Retype the data exactly, from its first line to the line containing "(\a,100+100*\r-0.5) rectangle (\b,110.5+100*\r);", including both, and skip any picture.

─── GIVEN DATA ───

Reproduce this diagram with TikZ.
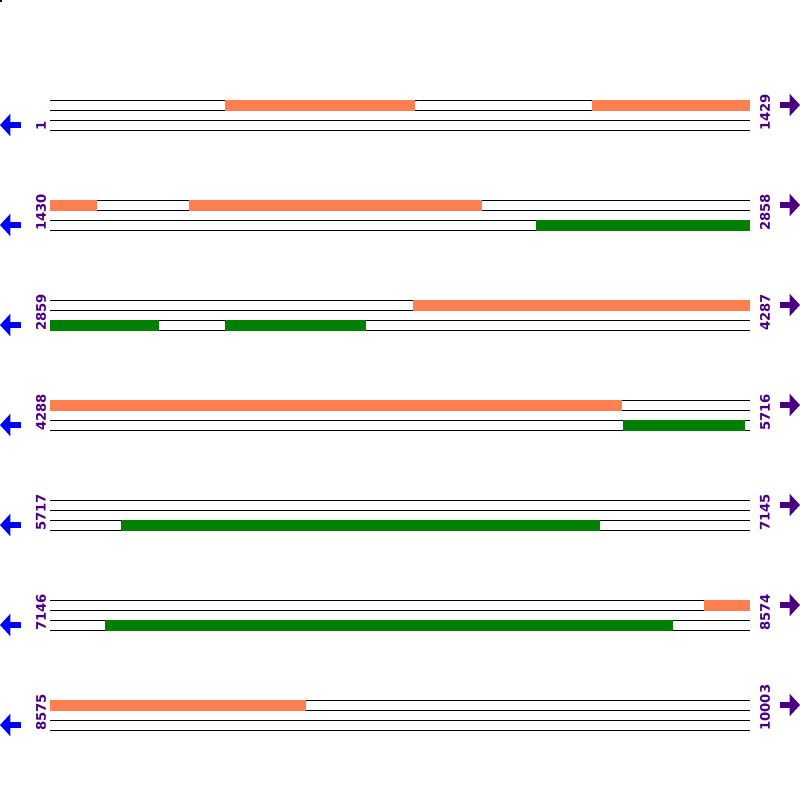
\documentclass[tikz,border=0pt]{standalone}
\usepackage{fontspec}
\setsansfont{DejaVu Sans}
\usetikzlibrary{arrows.meta}
\definecolor{coral}{HTML}{FF7F50}
\definecolor{leaf}{HTML}{008000}
\definecolor{indig}{HTML}{4B0082}
\definecolor{strandblue}{HTML}{0000FF}
\tikzset{
  trk/.style    ={draw=black, line width=.24mm},
  fwd/.style    ={fill=coral},
  rev/.style    ={fill=leaf},
  coordlbl/.style={font=\sffamily\bfseries\fontsize{9.4}{10}\selectfont, color=indig, rotate=90, anchor=west, inner sep=0pt},
  toleft/.style ={draw=strandblue, line width=1.7mm, -{Triangle[length=2.6mm,width=5.5mm]}},
  toright/.style={draw=indig, line width=1.7mm, -{Triangle[length=2.6mm,width=5.5mm]}},
}

\begin{document}
\begin{tikzpicture}[x=0.25mm,y=-0.25mm]
  \useasboundingbox[fill=white] (0,0) rectangle (800,800);
  \fill (0,0) rectangle (2,2);

  % strand lines, positions and direction arrows
  \foreach \r/\s/\e in {0/1/1429, 1/1430/2858, 2/2859/4287, 3/4288/5716,
                        4/5717/7145, 5/7146/8574, 6/8575/10003} {
    \pgfmathsetmacro{\yy}{100+100*\r}
    \foreach \k in {0,10,20,30}
      \draw[trk] (50,\yy+\k) -- (750,\yy+\k);
    \node[coordlbl] (s\r) at (41,\yy+31) {\s};
    \node[coordlbl] (e\r) at (765,\yy+31) {\e};
    \coordinate (la\r) at (21,\yy+25);
    \coordinate (lb\r) at (0,\yy+25);
    \coordinate (ra\r) at (780,\yy+5);
    \coordinate (rb\r) at (800,\yy+5);
    \draw[toleft] (la\r) -- (lb\r);
    \draw[toright] (ra\r) -- (rb\r);
  }

  % forward features
  \foreach \r/\a/\b in {0/225/415, 0/592/750, 1/50/97, 1/189/482, 2/413/750,
                        3/50/622, 5/704/750, 6/50/306}
    \fill[fwd] (\a,100+100*\r-0.5) rectangle (\b,110.5+100*\r);

  % reverse features
  \foreach \r/\a/\b in {1/536/750, 2/50/159, 2/225/366, 3/623/745,
                        4/121/600, 5/105/673}
    \fill[rev] (\a,120+100*\r-0.5) rectangle (\b,130.5+100*\r);
\end{tikzpicture}
\end{document}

───

### RESPONSE TO THIS EXERCISE:
Reproduce this diagram with TikZ.
\documentclass[tikz,border=0pt]{standalone}
\usepackage{fontspec}
\setsansfont{DejaVu Sans}
\usetikzlibrary{arrows.meta}
\definecolor{coral}{HTML}{FF7F50}
\definecolor{leaf}{HTML}{008000}
\definecolor{indig}{HTML}{4B0082}
\definecolor{strandblue}{HTML}{0000FF}
\tikzset{
  trk/.style    ={draw=black, line width=.24mm},
  fwd/.style    ={fill=coral},
  rev/.style    ={fill=leaf},
  coordlbl/.style={font=\sffamily\bfseries\fontsize{9.4}{10}\selectfont, color=indig, rotate=90, anchor=west, inner sep=0pt},
  toleft/.style ={draw=strandblue, line width=1.7mm, -{Triangle[length=2.6mm,width=5.5mm]}},
  toright/.style={draw=indig, line width=1.7mm, -{Triangle[length=2.6mm,width=5.5mm]}},
}

\begin{document}
\begin{tikzpicture}[x=0.25mm,y=-0.25mm]
  \useasboundingbox[fill=white] (0,0) rectangle (800,800);
  \fill (0,0) rectangle (2,2);

  % strand lines, positions and direction arrows
  \foreach \r/\s/\e in {0/1/1429, 1/1430/2858, 2/2859/4287, 3/4288/5716,
                        4/5717/7145, 5/7146/8574, 6/8575/10003} {
    \pgfmathsetmacro{\yy}{100+100*\r}
    \foreach \k in {0,10,20,30}
      \draw[trk] (50,\yy+\k) -- (750,\yy+\k);
    \node[coordlbl] (s\r) at (41,\yy+31) {\s};
    \node[coordlbl] (e\r) at (765,\yy+31) {\e};
    \coordinate (la\r) at (21,\yy+25);
    \coordinate (lb\r) at (0,\yy+25);
    \coordinate (ra\r) at (780,\yy+5);
    \coordinate (rb\r) at (800,\yy+5);
    \draw[toleft] (la\r) -- (lb\r);
    \draw[toright] (ra\r) -- (rb\r);
  }

  % forward features
  \foreach \r/\a/\b in {0/225/415, 0/592/750, 1/50/97, 1/189/482, 2/413/750,
                        3/50/622, 5/704/750, 6/50/306}
    \fill[fwd] (\a,100+100*\r-0.5) rectangle (\b,110.5+100*\r);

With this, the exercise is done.